Esperon raised in his complaint that the Securities and Exchange Commission revoked RMP’s Certificate of Registration in 2003.

Only Belardo was initially charged by Quezon City Senior Assistant City Prosecutor Nilo Peñaflor but Esperon filed an appeal.

In the latest resolution issued by Barcellano, the prosecution said: “[A]ll the respondents cannot feign ignorance about the falsehood wilfully stated in their Verification/Certification as to the unregistered status of RMP.”

“[T]he issue on whether they acted in good faith is best determined, however, during trial proper,” the resolution further read.

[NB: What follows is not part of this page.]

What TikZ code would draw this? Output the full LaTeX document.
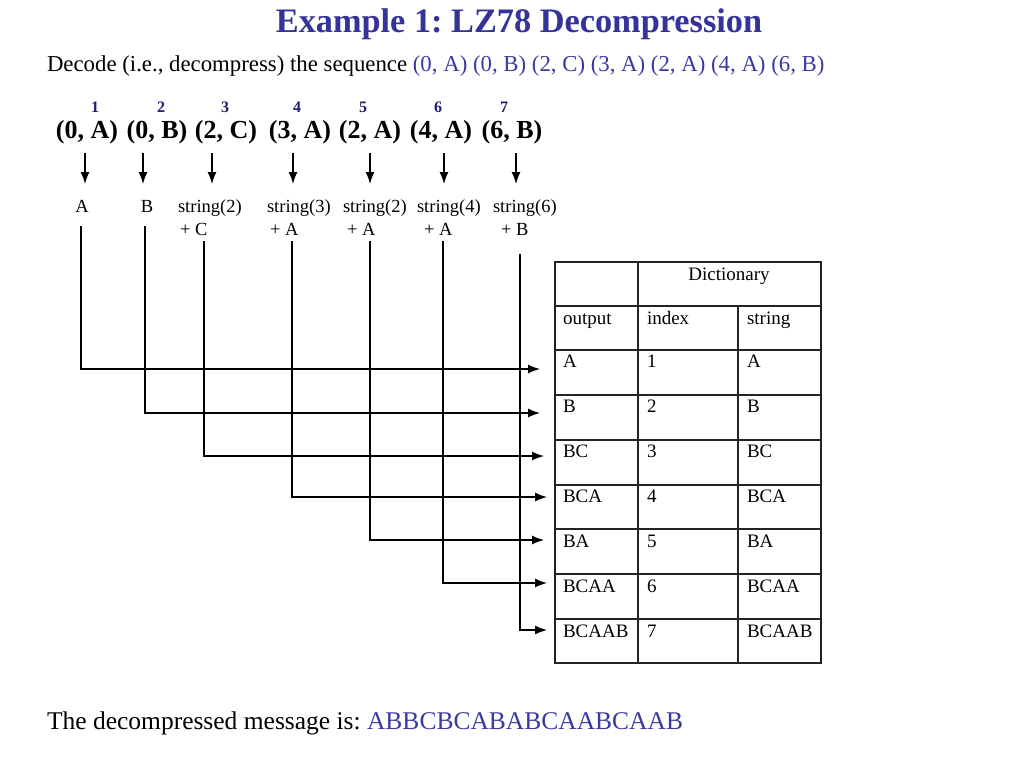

In the information or charge sheet filed before the Quezon City Metropolitan Trial Court Branch 37, the 10 are accused of “conspiring and confederating together and helping one another, did then and there wilfully, unlawfully, feloniously and knowingly make untruthful statements under oath upon a material matter.”

Palabay slammed the revival of the charges and called it a “reprisal suit.”

“With this, it seems that, instead of being provided with relief from these attacks by the judicial system, the judicial system itself is being abused as an instrument of our political persecution,” she said in a statement.

“The malicious, baseless and utterly absurd perjury charge is yet another proof of the closing civic and democratic space in the Philippines,” Palabay added.